Die Energiewende braucht mehr Fachleute

Dass der Mangel an Azubis unter Umständen auch wichtige gesellschaftliche Ziele wie den Klimaschutz gefährden kann, darauf hat nun das Landratsamt hingewiesen: "Die Energiewende kommt gerade erst ins Laufen, doch jetzt droht sie am Fachkräftemangel zu scheitern", so eine aktuelle Stellungnahme der Behörde. Gerade im Bereich Erneuerbare Energien seien besonders viele gut geschulte Fachkräfte nötig - was sich derzeit an den langen Wartezeiten etwa für den Einbau einer PV-Anlage zeige. Auf dieses Problem verweist auch Ziegltrum: "Ohne Fachkräfte lassen sich auch die großen Herausforderungen unserer Zeit wie Energiewende und Klimaneutralität letztendlich nicht erreichen."

Landrat Robert Niedergesäß ruft die Unternehmen und Handwerksbetriebe im Landkreis Ebersberg deshalb auf, Schülerinnen und Schülern Betriebspraktika zu ermöglichen. "Ein Praktikumsangebot in unmittelbarer Nähe zum Wohnort ist für Schülerinnen und Schüler besonders wichtig", erklärt er. "Und auch wenn die Betriebe im Umfeld der erneuerbaren Energien derzeit voll ausgelastet sind: Es handelt sich bei Schülerpraktika um eine äußerst wichtige Investition in die Zukunft und gegen den Fachkräftemangel."

Zu dem Thema gab es kürzlich auch eine Expertenrunde, zu der die Klimaschutzmanagerin des Landkreises Ebersberg, Lisa Rütgers, und die Energieagentur Ebersberg-München unter dem Motto "Gegen den Fachkräftemangel in Klimaberufen" eingeladen hatten. Das Betriebspraktikum, so die einhellige Aussage der Experten, ist mit das wichtigste Element der Berufsorientierung für Jugendliche.

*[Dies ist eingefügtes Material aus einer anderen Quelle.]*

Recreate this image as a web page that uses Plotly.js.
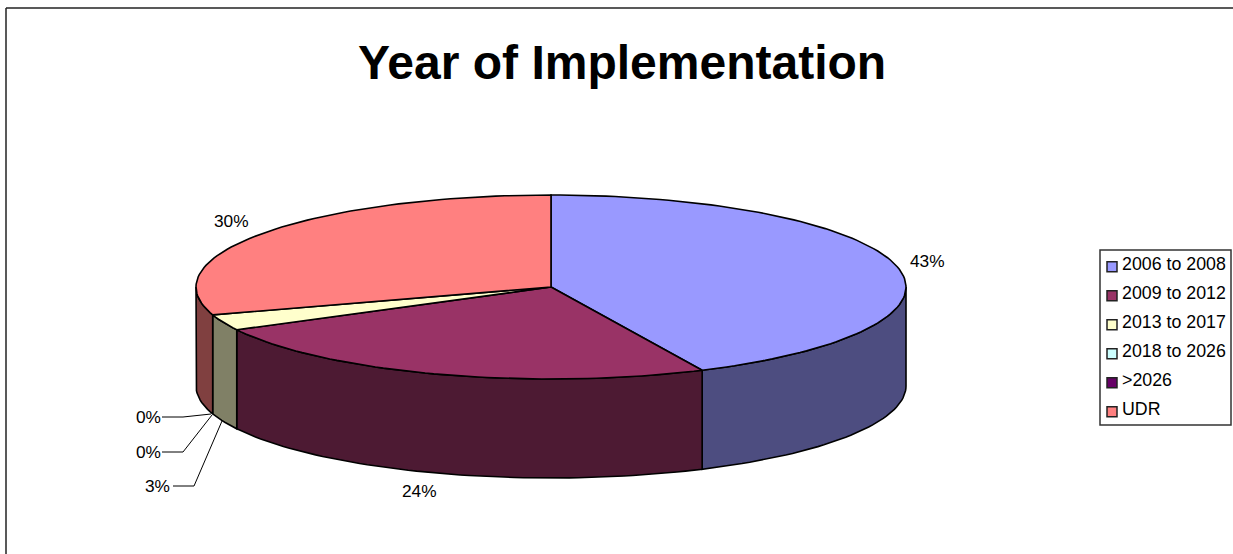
<!DOCTYPE html>
<html><head><meta charset="utf-8">
<script src="https://cdn.plot.ly/plotly-3.0.1.min.js"></script>
<style>html,body{margin:0;padding:0;background:#fff}#c{width:1233px;height:554px}</style></head>
<body><div id="c"></div>
<script>
const categories = ['2006 to 2008','2009 to 2012','2013 to 2017','2018 to 2026','>2026','UDR'];
const values = [43,24.3,2.8,0,0,29.9];
const topColors = ['#9999FF','#993366','#FFFFCC','#CCFFFF','#660066','#FF8080'];
const sideColors = ['#4D4D80','#4D1A33','#808066','#668080','#330033','#804040'];
const labelPositions = [[927,261],[419,491],[157,486],[148,452],[148,417],[231,221]];
const leaderLines = [null,null,[[173,194,222],[486,486,421]],[[162,183,212],[452,452,415]],[[162,183,211],[417,417,414]],null];
const titleText = 'Year of Implementation';

const cx=551, cy=287, rx=355, ry=92, depth=99;
const total = values.reduce((a,b)=>a+b,0);
const px = a => cx + rx*Math.sin(a*Math.PI/180);
const py = a => cy - ry*Math.cos(a*Math.PI/180);
function arc(a0,a1){const n=Math.max(2,Math.ceil(Math.abs(a1-a0)/1.5));const r=[];for(let i=0;i<=n;i++)r.push(a0+(a1-a0)*i/n);return r;}
const traces=[], lineW=1.6;
let start=0; const slices=values.map((v,i)=>{const s={i,a0:start,a1:start+v/total*360};start=s.a1;return s;});
function poly(xs,ys,fill,name){traces.push({type:'scatter',mode:'lines',x:xs,y:ys,fill:'toself',fillcolor:fill,line:{color:'#000',width:lineW},hoverinfo:'skip',showlegend:false,name});}
// side walls: only the front half (90 to 270 degrees from the top) is visible
slices.forEach(s=>{
  const a0=Math.max(s.a0,90), a1=Math.min(s.a1,270);
  if(a1<=a0) return;
  const A=arc(a0,a1);
  poly(A.map(px).concat(A.slice().reverse().map(px),[px(a0)]),
       A.map(py).concat(A.slice().reverse().map(a=>py(a)+depth),[py(a0)]),
       sideColors[s.i],categories[s.i]);
});
// top faces
slices.forEach(s=>{
  if(s.a1<=s.a0) return;
  const A=arc(s.a0,s.a1);
  poly([cx].concat(A.map(px),[cx]),[cy].concat(A.map(py),[cy]),topColors[s.i],categories[s.i]);
});
// leader lines
leaderLines.forEach(l=>{ if(l) traces.push({type:'scatter',mode:'lines',x:l[0],y:l[1],line:{color:'#000',width:1},hoverinfo:'skip',showlegend:false}); });
// legend swatches
const lgTop=266.7, lgStep=29;
traces.push({type:'scatter',mode:'markers',x:categories.map(()=>1112),y:categories.map((c,i)=>lgTop+i*lgStep),
  marker:{symbol:'square',size:10,color:topColors,line:{color:'#222',width:1.5}},hoverinfo:'skip',showlegend:false});

const family='"Liberation Sans",Arial,sans-serif';
const font={family,size:17.3,color:'#000'};
const legendFont={family,size:17.8,color:'#000'};
const annotations=[{x:622,y:62,text:titleText,showarrow:false,xanchor:'center',yanchor:'middle',font:{family,size:48,color:'#000',weight:700}}];
values.forEach((v,i)=>annotations.push({x:labelPositions[i][0],y:labelPositions[i][1],text:Math.round(v/total*100)+'%',showarrow:false,xanchor:'center',yanchor:'middle',font}));
categories.forEach((c,i)=>annotations.push({x:1119.5,y:lgTop-2.7+i*lgStep,text:c.replace('>','&gt;'),showarrow:false,xanchor:'left',yanchor:'middle',font:legendFont}));
const shapes=[
 {type:'line',x0:6,x1:6,y0:8,y1:554,line:{color:'#222',width:1.5}},
 {type:'line',x0:6,x1:1233,y0:8,y1:8,line:{color:'#222',width:1.5}},
 {type:'rect',x0:1100,x1:1231,y0:250,y1:425,line:{color:'#333',width:1.5},fillcolor:'#fff',layer:'below'}
];
const axis={visible:false,fixedrange:true};
Plotly.newPlot('c',traces,{
 width:1233,height:554,margin:{l:0,r:0,t:0,b:0},paper_bgcolor:'#fff',plot_bgcolor:'#fff',showlegend:false,
 xaxis:Object.assign({range:[0,1233]},axis),yaxis:Object.assign({range:[554,0]},axis),
 annotations,shapes
},{displayModeBar:false,staticPlot:true});
</script></body></html>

Um potenzielle Auszubildende auf das eigene Unternehmen aufmerksam zu machen, sei die Praktikumsbörse auf dem Online-Portal "sprungbrett bayern" unter: www.sprungbrett-bayern.de eine gute Möglichkeit, heißt es aus dem Landratsamt. Wichtig sei außerdem die Teilnahme an regionalen Berufsinformationsmessen, um Schülerinnen und Schüler über die vielseitigen Berufe im Energiesektor zu informieren.

Wegen Corona fielen Ausbildungsmessen aus

Wenn diese denn stattfinden. Denn dass es heuer besonders wenige Azubis gibt, hänge auch damit zusammen, dass durch Corona viele Möglichkeiten weggefallen seien, wie sich die jungen Leute über die Lehrberufe informieren könnten, etwa eben auf den Ausbildungsmessen, sagt die IHK-Kreisvorsitzende. Dadurch hätten viele mehr als in anderen Jahrgängen die Schule verlängert oder ein Studium gewählt.

Das Problem betreffe im Übrigen so gut wie alle Branchen, sagt Schwaiger. Besonders schwierig sei es - wie schon in den Vorjahren - in den Bereichen "wo Flexibilität nötig ist". Etwa wenn man, wie im Bäcker- oder Metzgerhandwerk besonders früh anfangen müsse, aber auch überall, wo Schicht gearbeitet wird. Angesichts des jetzt schon bemerkbaren Fachkräftemangels sei diese Entwicklung bedenklich, so Ziegltrum: "Ohne gut ausgebildeten Fachkräftenachwuchs wird sich der schon jetzt bedenkliche Personalmangel noch weiter zuspitzen." Sie appelliert an alle noch Unentschlossenen: "Es stehen in der Region viele Türen offen!"